STATED PROBLEM:
Output the data word for word, dropping every image.

INFORMATION PROVIDED:
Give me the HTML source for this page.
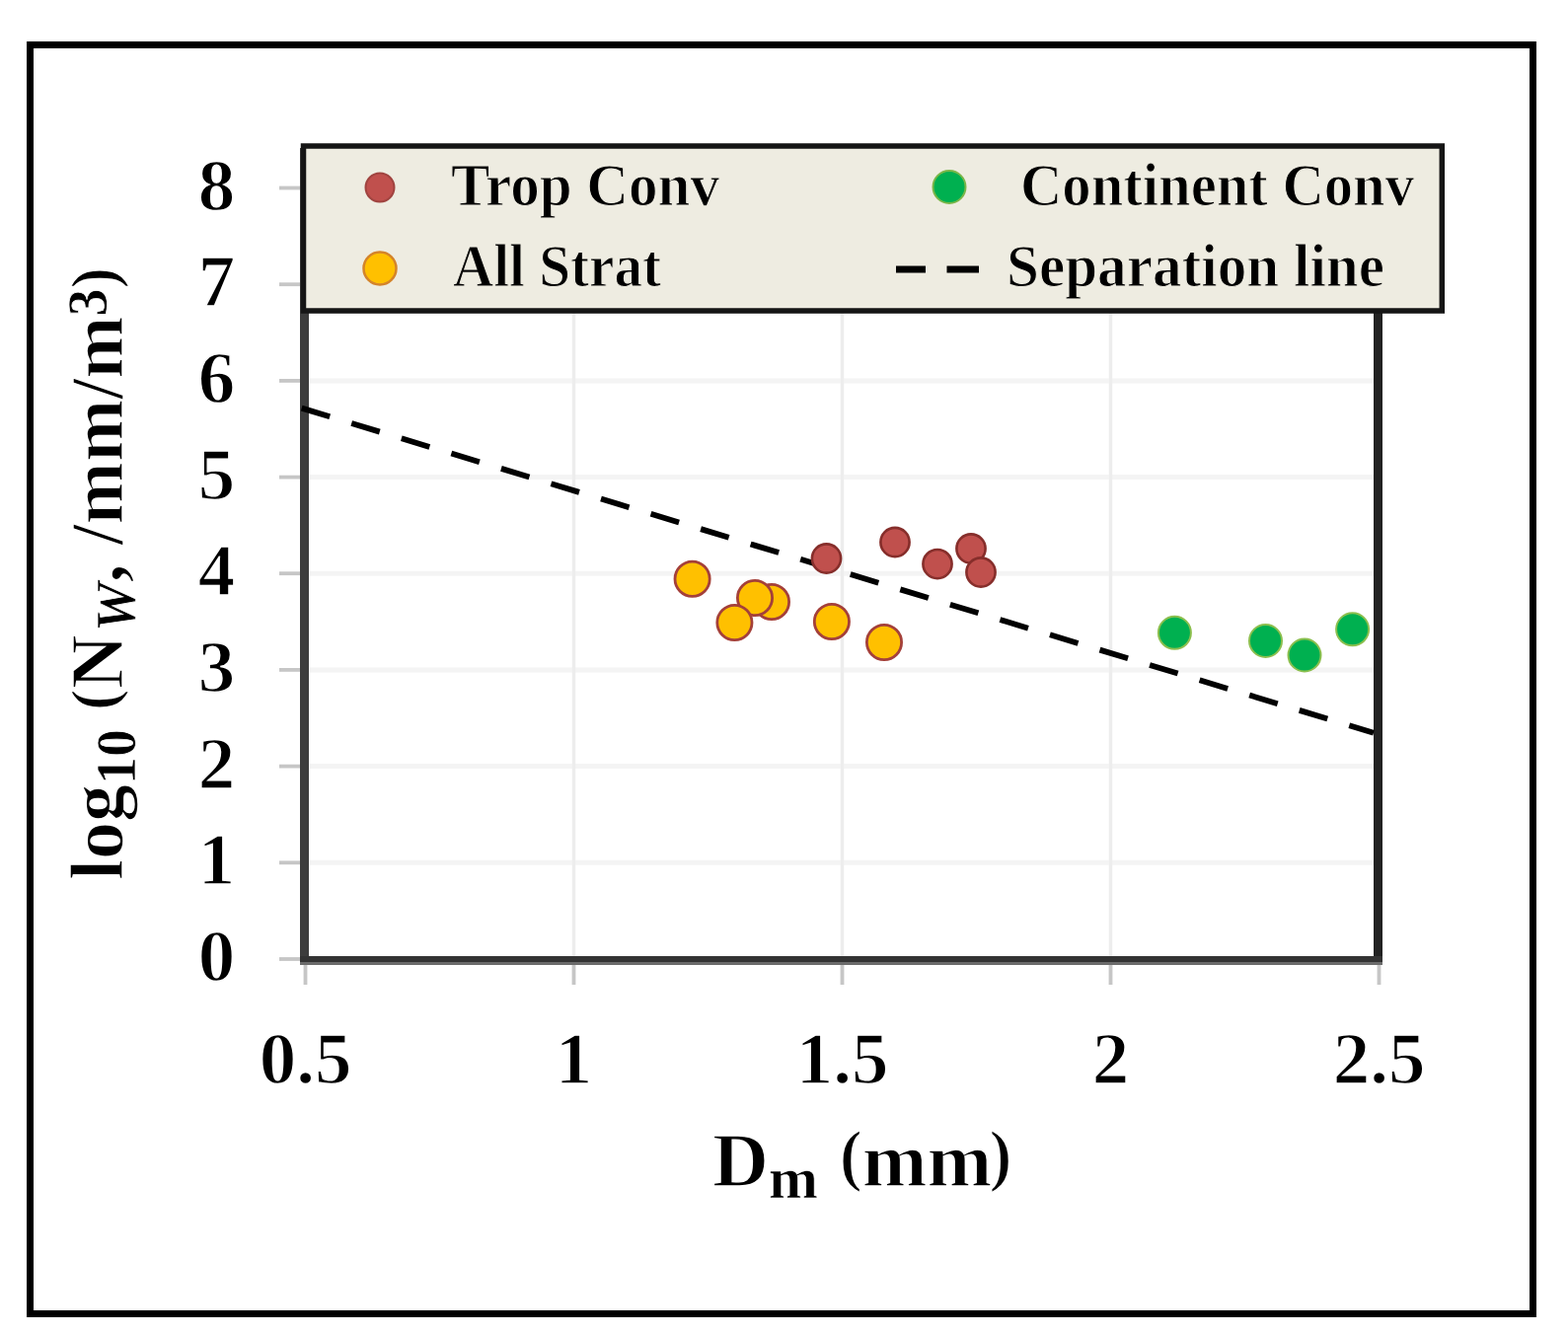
<!DOCTYPE html>
<html><head><meta charset="utf-8"><title>log10(Nw) vs Dm</title>
<style>
html,body{margin:0;padding:0;background:#fff;}
body{width:1589px;height:1353px;overflow:hidden;position:relative;}
svg{position:absolute;left:0;top:0;display:block;}
text{font-family:'Liberation Serif', 'Times New Roman', serif;font-weight:bold;fill:#000;stroke:#fff;stroke-width:1.4px;}
.sub{stroke-width:0.7px;}
.lg text{stroke:#eeece1;stroke-width:1.1px;}
</style></head><body>
<svg width="1589" height="1353" viewBox="0 0 1589 1353">
<rect x="0" y="0" width="1589" height="1353" fill="#fff"/>
<rect x="30.5" y="45.5" width="1523" height="1286" fill="none" stroke="#000" stroke-width="7"/>
<g stroke="#f4f4f4" stroke-width="5"><line x1="313" y1="874.3" x2="1392" y2="874.3"/><line x1="313" y1="776.6" x2="1392" y2="776.6"/><line x1="313" y1="678.9" x2="1392" y2="678.9"/><line x1="313" y1="581.2" x2="1392" y2="581.2"/><line x1="313" y1="483.6" x2="1392" y2="483.6"/><line x1="313" y1="385.9" x2="1392" y2="385.9"/><line x1="313" y1="288.2" x2="1392" y2="288.2"/></g>
<g stroke="#ededed" stroke-width="3.5"><line x1="581.5" y1="150" x2="581.5" y2="969"/><line x1="853.5" y1="150" x2="853.5" y2="969"/><line x1="1125.5" y1="150" x2="1125.5" y2="969"/></g>
<g stroke="#c6c6c6" stroke-width="3.8"><line x1="283" y1="972.0" x2="304" y2="972.0"/><line x1="283" y1="874.3" x2="304" y2="874.3"/><line x1="283" y1="776.6" x2="304" y2="776.6"/><line x1="283" y1="678.9" x2="304" y2="678.9"/><line x1="283" y1="581.2" x2="304" y2="581.2"/><line x1="283" y1="483.6" x2="304" y2="483.6"/><line x1="283" y1="385.9" x2="304" y2="385.9"/><line x1="283" y1="288.2" x2="304" y2="288.2"/><line x1="283" y1="190.5" x2="304" y2="190.5"/><line x1="309.5" y1="978" x2="309.5" y2="998"/><line x1="581.5" y1="978" x2="581.5" y2="998"/><line x1="853.5" y1="978" x2="853.5" y2="998"/><line x1="1125.5" y1="978" x2="1125.5" y2="998"/><line x1="1397.5" y1="978" x2="1397.5" y2="998"/></g>
<line x1="308.5" y1="150" x2="308.5" y2="978" stroke="#3c3c3c" stroke-width="9"/>
<line x1="1396.5" y1="150" x2="1396.5" y2="978" stroke="#222" stroke-width="9"/>
<line x1="304" y1="972" x2="1401" y2="972" stroke="#333" stroke-width="6"/>
<line x1="304" y1="976.5" x2="1401" y2="976.5" stroke="#6b6b6b" stroke-width="3"/>
<line x1="305.70" y1="413.65" x2="1392.00" y2="742.69" stroke="#000" stroke-width="5.8" stroke-dasharray="29.8 23.02"/>
<circle cx="837.5" cy="566" r="14.6" fill="#c0504d" stroke="#862e2b" stroke-width="2.6"/>
<circle cx="907" cy="549.5" r="14.6" fill="#c0504d" stroke="#862e2b" stroke-width="2.6"/>
<circle cx="950" cy="571.6" r="14.6" fill="#c0504d" stroke="#862e2b" stroke-width="2.6"/>
<circle cx="984" cy="556" r="14.6" fill="#c0504d" stroke="#862e2b" stroke-width="2.6"/>
<circle cx="994" cy="580" r="14.6" fill="#c0504d" stroke="#862e2b" stroke-width="2.6"/>
<circle cx="701.6" cy="586.7" r="17.6" fill="#ffc000" stroke="#a4403a" stroke-width="2.8"/>
<circle cx="782" cy="610" r="17.6" fill="#ffc000" stroke="#a4403a" stroke-width="2.8"/>
<circle cx="765" cy="606" r="17.6" fill="#ffc000" stroke="#a4403a" stroke-width="2.8"/>
<circle cx="744.4" cy="631" r="17.6" fill="#ffc000" stroke="#a4403a" stroke-width="2.8"/>
<circle cx="842.9" cy="630" r="17.6" fill="#ffc000" stroke="#a4403a" stroke-width="2.8"/>
<circle cx="896" cy="651" r="17.6" fill="#ffc000" stroke="#a4403a" stroke-width="2.8"/>
<circle cx="1190.4" cy="641.3" r="16.5" fill="#00b050" stroke="#8cbf4e" stroke-width="2"/>
<circle cx="1282.5" cy="649.5" r="16.5" fill="#00b050" stroke="#8cbf4e" stroke-width="2"/>
<circle cx="1322" cy="664" r="16.5" fill="#00b050" stroke="#8cbf4e" stroke-width="2"/>
<circle cx="1370.6" cy="637.8" r="16.5" fill="#00b050" stroke="#8cbf4e" stroke-width="2"/>
<rect x="307.5" y="148" width="1153.8" height="167" fill="#eeece1" stroke="#151515" stroke-width="5.5"/>
<circle cx="385" cy="190" r="14.5" fill="#c0504d" stroke="#a04440" stroke-width="2"/>
<circle cx="385" cy="272" r="16.5" fill="#ffc000" stroke="#d4842a" stroke-width="2.5"/>
<circle cx="962" cy="189.5" r="16.5" fill="#00b050" stroke="#7ab648" stroke-width="2"/>
<line x1="908" y1="273" x2="938" y2="273" stroke="#000" stroke-width="7"/>
<line x1="959.5" y1="273" x2="992" y2="273" stroke="#000" stroke-width="7"/>
<g class="lg"><text x="457" y="207.5" font-size="61.5" textLength="272" lengthAdjust="spacingAndGlyphs">Trop Conv</text>
<text x="1034" y="207.5" font-size="61.5" textLength="399" lengthAdjust="spacingAndGlyphs">Continent Conv</text>
<text x="459" y="290" font-size="61.5" textLength="211" lengthAdjust="spacingAndGlyphs">All Strat</text>
<text x="1020" y="290" font-size="61.5" textLength="383" lengthAdjust="spacingAndGlyphs">Separation line</text>
</g><text x="219.5" y="994.0" font-size="75" text-anchor="middle">0</text>
<text x="219.5" y="896.3" font-size="75" text-anchor="middle">1</text>
<text x="219.5" y="798.6" font-size="75" text-anchor="middle">2</text>
<text x="219.5" y="700.9" font-size="75" text-anchor="middle">3</text>
<text x="219.5" y="603.2" font-size="75" text-anchor="middle">4</text>
<text x="219.5" y="505.6" font-size="75" text-anchor="middle">5</text>
<text x="219.5" y="407.9" font-size="75" text-anchor="middle">6</text>
<text x="219.5" y="310.2" font-size="75" text-anchor="middle">7</text>
<text x="219.5" y="212.5" font-size="75" text-anchor="middle">8</text>
<text x="309.5" y="1098" font-size="75" text-anchor="middle">0.5</text>
<text x="581.5" y="1098" font-size="75" text-anchor="middle">1</text>
<text x="853.5" y="1098" font-size="75" text-anchor="middle">1.5</text>
<text x="1125.5" y="1098" font-size="75" text-anchor="middle">2</text>
<text x="1397.5" y="1098" font-size="75" text-anchor="middle">2.5</text>
<text x="722" y="1201.5" font-size="79">D<tspan class="sub" font-size="60" dy="12">m</tspan><tspan dy="-12"> </tspan><tspan font-size="69" dx="2" dy="-8">(</tspan><tspan dy="8">mm</tspan><tspan font-size="69" dx="-3" dy="-8">)</tspan></text>
<text transform="translate(123.5,892) rotate(-90)" font-size="76">log<tspan class="sub" font-size="56" dy="13.5">10</tspan><tspan dy="-13.5"> </tspan><tspan font-size="65" dy="-7">(</tspan><tspan dy="7">N</tspan><tspan class="sub" font-size="56" dx="3" dy="13.5" font-style="italic">W</tspan><tspan dy="-13.5">, /mm/m</tspan><tspan class="sub" font-size="56" dy="-15.5">3</tspan><tspan font-size="65" dy="8.5">)</tspan></text>
</svg>
</body></html>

CORRECT OUTPUT:
Give me the HTML source for this page.
<!DOCTYPE html>
<html><head><meta charset="utf-8"><title>log10(Nw) vs Dm</title>
<style>
html,body{margin:0;padding:0;background:#fff;}
body{width:1589px;height:1353px;overflow:hidden;position:relative;}
svg{position:absolute;left:0;top:0;display:block;}
text{font-family:'Liberation Serif', 'Times New Roman', serif;font-weight:bold;fill:#000;stroke:#fff;stroke-width:1.4px;}
.sub{stroke-width:0.7px;}
.lg text{stroke:#eeece1;stroke-width:1.1px;}
</style></head><body>
<svg width="1589" height="1353" viewBox="0 0 1589 1353">
<rect x="0" y="0" width="1589" height="1353" fill="#fff"/>
<rect x="30.5" y="45.5" width="1523" height="1286" fill="none" stroke="#000" stroke-width="7"/>
<g stroke="#f4f4f4" stroke-width="5"><line x1="313" y1="874.3" x2="1392" y2="874.3"/><line x1="313" y1="776.6" x2="1392" y2="776.6"/><line x1="313" y1="678.9" x2="1392" y2="678.9"/><line x1="313" y1="581.2" x2="1392" y2="581.2"/><line x1="313" y1="483.6" x2="1392" y2="483.6"/><line x1="313" y1="385.9" x2="1392" y2="385.9"/><line x1="313" y1="288.2" x2="1392" y2="288.2"/></g>
<g stroke="#ededed" stroke-width="3.5"><line x1="581.5" y1="150" x2="581.5" y2="969"/><line x1="853.5" y1="150" x2="853.5" y2="969"/><line x1="1125.5" y1="150" x2="1125.5" y2="969"/></g>
<g stroke="#c6c6c6" stroke-width="3.8"><line x1="283" y1="972.0" x2="304" y2="972.0"/><line x1="283" y1="874.3" x2="304" y2="874.3"/><line x1="283" y1="776.6" x2="304" y2="776.6"/><line x1="283" y1="678.9" x2="304" y2="678.9"/><line x1="283" y1="581.2" x2="304" y2="581.2"/><line x1="283" y1="483.6" x2="304" y2="483.6"/><line x1="283" y1="385.9" x2="304" y2="385.9"/><line x1="283" y1="288.2" x2="304" y2="288.2"/><line x1="283" y1="190.5" x2="304" y2="190.5"/><line x1="309.5" y1="978" x2="309.5" y2="998"/><line x1="581.5" y1="978" x2="581.5" y2="998"/><line x1="853.5" y1="978" x2="853.5" y2="998"/><line x1="1125.5" y1="978" x2="1125.5" y2="998"/><line x1="1397.5" y1="978" x2="1397.5" y2="998"/></g>
<line x1="308.5" y1="150" x2="308.5" y2="978" stroke="#3c3c3c" stroke-width="9"/>
<line x1="1396.5" y1="150" x2="1396.5" y2="978" stroke="#222" stroke-width="9"/>
<line x1="304" y1="972" x2="1401" y2="972" stroke="#333" stroke-width="6"/>
<line x1="304" y1="976.5" x2="1401" y2="976.5" stroke="#6b6b6b" stroke-width="3"/>
<line x1="305.70" y1="413.65" x2="1392.00" y2="742.69" stroke="#000" stroke-width="5.8" stroke-dasharray="29.8 23.02"/>
<circle cx="837.5" cy="566" r="14.6" fill="#c0504d" stroke="#862e2b" stroke-width="2.6"/>
<circle cx="907" cy="549.5" r="14.6" fill="#c0504d" stroke="#862e2b" stroke-width="2.6"/>
<circle cx="950" cy="571.6" r="14.6" fill="#c0504d" stroke="#862e2b" stroke-width="2.6"/>
<circle cx="984" cy="556" r="14.6" fill="#c0504d" stroke="#862e2b" stroke-width="2.6"/>
<circle cx="994" cy="580" r="14.6" fill="#c0504d" stroke="#862e2b" stroke-width="2.6"/>
<circle cx="701.6" cy="586.7" r="17.6" fill="#ffc000" stroke="#a4403a" stroke-width="2.8"/>
<circle cx="782" cy="610" r="17.6" fill="#ffc000" stroke="#a4403a" stroke-width="2.8"/>
<circle cx="765" cy="606" r="17.6" fill="#ffc000" stroke="#a4403a" stroke-width="2.8"/>
<circle cx="744.4" cy="631" r="17.6" fill="#ffc000" stroke="#a4403a" stroke-width="2.8"/>
<circle cx="842.9" cy="630" r="17.6" fill="#ffc000" stroke="#a4403a" stroke-width="2.8"/>
<circle cx="896" cy="651" r="17.6" fill="#ffc000" stroke="#a4403a" stroke-width="2.8"/>
<circle cx="1190.4" cy="641.3" r="16.5" fill="#00b050" stroke="#8cbf4e" stroke-width="2"/>
<circle cx="1282.5" cy="649.5" r="16.5" fill="#00b050" stroke="#8cbf4e" stroke-width="2"/>
<circle cx="1322" cy="664" r="16.5" fill="#00b050" stroke="#8cbf4e" stroke-width="2"/>
<circle cx="1370.6" cy="637.8" r="16.5" fill="#00b050" stroke="#8cbf4e" stroke-width="2"/>
<rect x="307.5" y="148" width="1153.8" height="167" fill="#eeece1" stroke="#151515" stroke-width="5.5"/>
<circle cx="385" cy="190" r="14.5" fill="#c0504d" stroke="#a04440" stroke-width="2"/>
<circle cx="385" cy="272" r="16.5" fill="#ffc000" stroke="#d4842a" stroke-width="2.5"/>
<circle cx="962" cy="189.5" r="16.5" fill="#00b050" stroke="#7ab648" stroke-width="2"/>
<line x1="908" y1="273" x2="938" y2="273" stroke="#000" stroke-width="7"/>
<line x1="959.5" y1="273" x2="992" y2="273" stroke="#000" stroke-width="7"/>
<g class="lg"><text x="457" y="207.5" font-size="61.5" textLength="272" lengthAdjust="spacingAndGlyphs">Trop Conv</text>
<text x="1034" y="207.5" font-size="61.5" textLength="399" lengthAdjust="spacingAndGlyphs">Continent Conv</text>
<text x="459" y="290" font-size="61.5" textLength="211" lengthAdjust="spacingAndGlyphs">All Strat</text>
<text x="1020" y="290" font-size="61.5" textLength="383" lengthAdjust="spacingAndGlyphs">Separation line</text>
</g><text x="219.5" y="994.0" font-size="75" text-anchor="middle">0</text>
<text x="219.5" y="896.3" font-size="75" text-anchor="middle">1</text>
<text x="219.5" y="798.6" font-size="75" text-anchor="middle">2</text>
<text x="219.5" y="700.9" font-size="75" text-anchor="middle">3</text>
<text x="219.5" y="603.2" font-size="75" text-anchor="middle">4</text>
<text x="219.5" y="505.6" font-size="75" text-anchor="middle">5</text>
<text x="219.5" y="407.9" font-size="75" text-anchor="middle">6</text>
<text x="219.5" y="310.2" font-size="75" text-anchor="middle">7</text>
<text x="219.5" y="212.5" font-size="75" text-anchor="middle">8</text>
<text x="309.5" y="1098" font-size="75" text-anchor="middle">0.5</text>
<text x="581.5" y="1098" font-size="75" text-anchor="middle">1</text>
<text x="853.5" y="1098" font-size="75" text-anchor="middle">1.5</text>
<text x="1125.5" y="1098" font-size="75" text-anchor="middle">2</text>
<text x="1397.5" y="1098" font-size="75" text-anchor="middle">2.5</text>
<text x="722" y="1201.5" font-size="79">D<tspan class="sub" font-size="60" dy="12">m</tspan><tspan dy="-12"> </tspan><tspan font-size="69" dx="2" dy="-8">(</tspan><tspan dy="8">mm</tspan><tspan font-size="69" dx="-3" dy="-8">)</tspan></text>
<text transform="translate(123.5,892) rotate(-90)" font-size="76">log<tspan class="sub" font-size="56" dy="13.5">10</tspan><tspan dy="-13.5"> </tspan><tspan font-size="65" dy="-7">(</tspan><tspan dy="7">N</tspan><tspan class="sub" font-size="56" dx="3" dy="13.5" font-style="italic">W</tspan><tspan dy="-13.5">, /mm/m</tspan><tspan class="sub" font-size="56" dy="-15.5">3</tspan><tspan font-size="65" dy="8.5">)</tspan></text>
</svg>
</body></html>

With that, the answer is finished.